◆ **Do this**
Return the material exactly, first line through the line containing "1.0, 1.0, 1.0]", and nothing more. Pictures stay out.

## BEGIN Supplied data

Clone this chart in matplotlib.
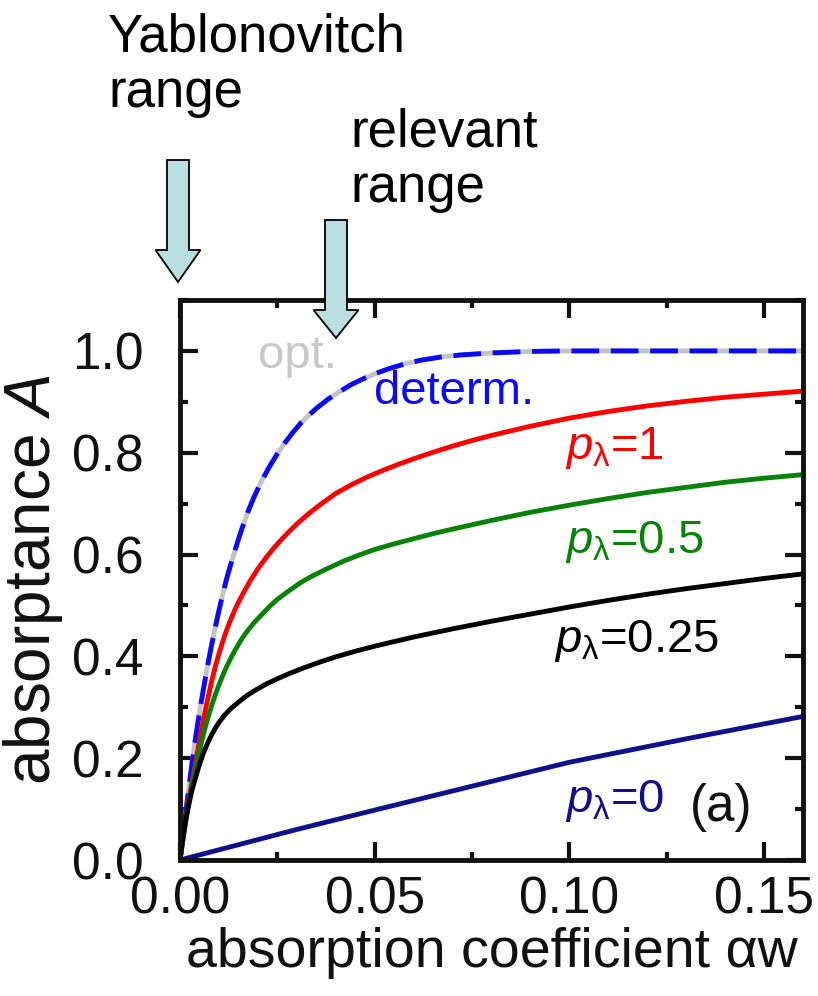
import numpy as np
import matplotlib.pyplot as plt
from matplotlib.patches import FancyArrow
from matplotlib.ticker import MultipleLocator, FormatStrFormatter

plt.rcParams['font.family'] = ['Liberation Sans', 'DejaVu Sans']
plt.rcParams['mathtext.fontset'] = 'custom'
plt.rcParams['mathtext.it'] = 'Liberation Sans:italic'
plt.rcParams['mathtext.rm'] = 'Liberation Sans'

# deterministic / optimal limit (blue dashed over grey)
x_det = [0, 0.001, 0.002, 0.003, 0.004, 0.005, 0.006, 0.007, 0.008, 0.009, 0.010,
         0.011, 0.012, 0.013, 0.014, 0.015, 0.016, 0.0175, 0.019, 0.021, 0.023,
         0.025, 0.027, 0.029, 0.031, 0.033, 0.035, 0.038, 0.041, 0.044, 0.047,
         0.050, 0.054, 0.058, 0.062, 0.067, 0.072, 0.08, 0.09, 0.1, 0.12, 0.14, 0.16]
A_det = [0, 0.065, 0.125, 0.185, 0.24, 0.29, 0.335, 0.378, 0.418, 0.455, 0.49,
         0.523, 0.553, 0.58, 0.605, 0.63, 0.653, 0.685, 0.713, 0.745, 0.773,
         0.798, 0.82, 0.84, 0.858, 0.873, 0.887, 0.905, 0.92, 0.934, 0.945,
         0.955, 0.966, 0.975, 0.982, 0.988, 0.992, 0.996, 0.999, 1.0, 1.0, 1.0, 1.0]

# p_lambda = 1
x_p1 = [0, 0.001, 0.002, 0.003, 0.004, 0.005, 0.006, 0.007, 0.008, 0.009, 0.010,
        0.011, 0.012, 0.013, 0.014, 0.015, 0.0165, 0.018, 0.020, 0.022, 0.024,
        0.026, 0.028, 0.030, 0.033, 0.036, 0.040, 0.044, 0.048, 0.052, 0.056,
        0.060, 0.065, 0.070, 0.075, 0.080, 0.090, 0.100, 0.110, 0.120, 0.130,
        0.140, 0.150, 0.160]
A_p1 = [0, 0.055, 0.105, 0.15, 0.19, 0.235, 0.275, 0.312, 0.347, 0.378, 0.405,
        0.43, 0.452, 0.472, 0.49, 0.506, 0.528, 0.548, 0.572, 0.593, 0.612,
        0.629, 0.645, 0.66, 0.68, 0.698, 0.72, 0.737, 0.752, 0.765, 0.777,
        0.788, 0.801, 0.813, 0.824, 0.834, 0.852, 0.868, 0.881, 0.892, 0.901,
        0.909, 0.915, 0.921]

# p_lambda = 0.5
x_p05 = [0, 0.001, 0.002, 0.003, 0.004, 0.005, 0.006, 0.007, 0.008, 0.009, 0.010,
         0.011, 0.012, 0.013, 0.014, 0.0155, 0.017, 0.019, 0.021, 0.023, 0.025,
         0.028, 0.031, 0.034, 0.038, 0.042, 0.046, 0.050, 0.055, 0.060, 0.065,
         0.070, 0.080, 0.090, 0.100, 0.110, 0.120, 0.130, 0.140, 0.150, 0.160]
A_p05 = [0, 0.052, 0.10, 0.142, 0.18, 0.215, 0.247, 0.275, 0.30, 0.323, 0.344,
         0.363, 0.38, 0.396, 0.41, 0.43, 0.447, 0.466, 0.482, 0.498, 0.512,
         0.529, 0.545, 0.558, 0.573, 0.587, 0.599, 0.61, 0.621, 0.631, 0.641,
         0.65, 0.667, 0.683, 0.697, 0.71, 0.722, 0.732, 0.742, 0.75, 0.757]

# p_lambda = 0.25
x_p025 = [0, 0.0005, 0.001, 0.0015, 0.002, 0.003, 0.004, 0.005, 0.006, 0.007,
          0.008, 0.009, 0.010, 0.0115, 0.013, 0.015, 0.017, 0.019, 0.022, 0.025,
          0.028, 0.032, 0.036, 0.040, 0.045, 0.050, 0.055, 0.060, 0.070, 0.080,
          0.090, 0.100, 0.110, 0.120, 0.130, 0.140, 0.150, 0.160]
A_p025 = [0, 0.03, 0.057, 0.08, 0.10, 0.135, 0.162, 0.188, 0.21, 0.228,
          0.244, 0.258, 0.27, 0.285, 0.297, 0.31, 0.322, 0.332, 0.345, 0.356,
          0.366, 0.378, 0.389, 0.399, 0.41, 0.42, 0.429, 0.438, 0.454, 0.469,
          0.483, 0.497, 0.51, 0.522, 0.533, 0.543, 0.553, 0.562]

# p_lambda = 0
x_p0 = [0, 0.03, 0.05, 0.075, 0.1, 0.13, 0.16]
A_p0 = [0, 0.06, 0.098, 0.145, 0.192, 0.238, 0.282]

W, H = 818, 996
fig = plt.figure(figsize=(W / 100, H / 100), dpi=100)
ax = fig.add_axes([180 / W, 1 - 860 / H, 623 / W, 560 / H])

lw = 3.5
ax.plot(x_det, A_det, color='#c4c4c4', lw=lw, solid_capstyle='butt')
ax.plot(x_det, A_det, color='#0a0aff', lw=lw, dashes=(5.7, 2.4))
ax.plot(x_p1, A_p1, color='#ff0000', lw=lw)
ax.plot(x_p05, A_p05, color='#0a820a', lw=lw)
ax.plot(x_p025, A_p025, color='black', lw=lw)
ax.plot(x_p0, A_p0, color='#10108a', lw=lw)

ax.set_xlim(0, 0.16)
ax.set_ylim(0, 1.1)
ax.xaxis.set_major_locator(MultipleLocator(0.05))
ax.xaxis.set_minor_locator(MultipleLocator(0.025))
ax.yaxis.set_major_locator(MultipleLocator(0.2))
ax.yaxis.set_minor_locator(MultipleLocator(0.1))
ax.xaxis.set_major_formatter(FormatStrFormatter('%.2f'))
ax.yaxis.set_major_formatter(FormatStrFormatter('%.1f'))
ax.tick_params(which='both', direction='in', top=True, right=True, width=3, colors='#111111')
ax.tick_params(which='major', length=13, labelsize=37, pad=11)
ax.tick_params(which='minor', length=6)
ax.tick_params(axis='y', which='major', pad=26)
for s in ax.spines.values():
    s.set_linewidth(3.5)
    s.set_color('#111111')

ax.set_xlabel('absorption coefficient αw', fontsize=40, labelpad=2, color='#111111')
ax.set_ylabel(r'absorptance $A$', fontsize=46, labelpad=5, color='#111111')

fs = 34
lam = r'$p_{\mathrm{\lambda}}$'
ax.text(0.020, 0.99, 'opt.', color='#c8c8c8', fontsize=fs, va='center', ha='left')
ax.text(0.0497, 0.92, 'determ.', color='#0a0aff', fontsize=fs, va='center', ha='left')
ax.text(0.099, 0.81, lam + '=1', color='#ff0000', fontsize=fs, va='center', ha='left')
ax.text(0.099, 0.625, lam + '=0.5', color='#0a820a', fontsize=fs, va='center', ha='left')
ax.text(0.096, 0.43, lam + '=0.25', color='black', fontsize=fs, va='center', ha='left')
ax.text(0.099, 0.115, lam + '=0', color='#10108a', fontsize=fs, va='center', ha='left')
ax.text(0.147, 0.103, '(a)', color='#111111', fontsize=37, va='center', ha='right')

# overlay in pixel coordinates for the annotation arrows and headers
ov = fig.add_axes([0, 0, 1, 1], zorder=10)
ov.set_xlim(0, W)
ov.set_ylim(H, 0)
ov.axis('off')
ov.patch.set_alpha(0)
acol = '#b9dfe0'
ov.add_patch(FancyArrow(178, 160, 0, 122, width=22, head_width=45, head_length=32,
                        length_includes_head=True, fc=acol, ec='black', lw=1.3))
ov.add_patch(FancyArrow(336, 220, 0, 118, width=22, head_width=45, head_length=28,
                        length_includes_head=True, fc=acol, ec='black', lw=1.3))
ov.text(108, 12, 'Yablonovitch\nrange', fontsize=38, va='top', ha='left', linespacing=1.15)
ov.text(350, 107, 'relevant\nrange', fontsize=38, va='top', ha='left', linespacing=1.15)

plt.savefig('out.png', dpi=100)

## END Supplied data

◆ **Written solution**
Clone this chart in matplotlib.
import numpy as np
import matplotlib.pyplot as plt
from matplotlib.patches import FancyArrow
from matplotlib.ticker import MultipleLocator, FormatStrFormatter

plt.rcParams['font.family'] = ['Liberation Sans', 'DejaVu Sans']
plt.rcParams['mathtext.fontset'] = 'custom'
plt.rcParams['mathtext.it'] = 'Liberation Sans:italic'
plt.rcParams['mathtext.rm'] = 'Liberation Sans'

# deterministic / optimal limit (blue dashed over grey)
x_det = [0, 0.001, 0.002, 0.003, 0.004, 0.005, 0.006, 0.007, 0.008, 0.009, 0.010,
         0.011, 0.012, 0.013, 0.014, 0.015, 0.016, 0.0175, 0.019, 0.021, 0.023,
         0.025, 0.027, 0.029, 0.031, 0.033, 0.035, 0.038, 0.041, 0.044, 0.047,
         0.050, 0.054, 0.058, 0.062, 0.067, 0.072, 0.08, 0.09, 0.1, 0.12, 0.14, 0.16]
A_det = [0, 0.065, 0.125, 0.185, 0.24, 0.29, 0.335, 0.378, 0.418, 0.455, 0.49,
         0.523, 0.553, 0.58, 0.605, 0.63, 0.653, 0.685, 0.713, 0.745, 0.773,
         0.798, 0.82, 0.84, 0.858, 0.873, 0.887, 0.905, 0.92, 0.934, 0.945,
         0.955, 0.966, 0.975, 0.982, 0.988, 0.992, 0.996, 0.999, 1.0, 1.0, 1.0, 1.0]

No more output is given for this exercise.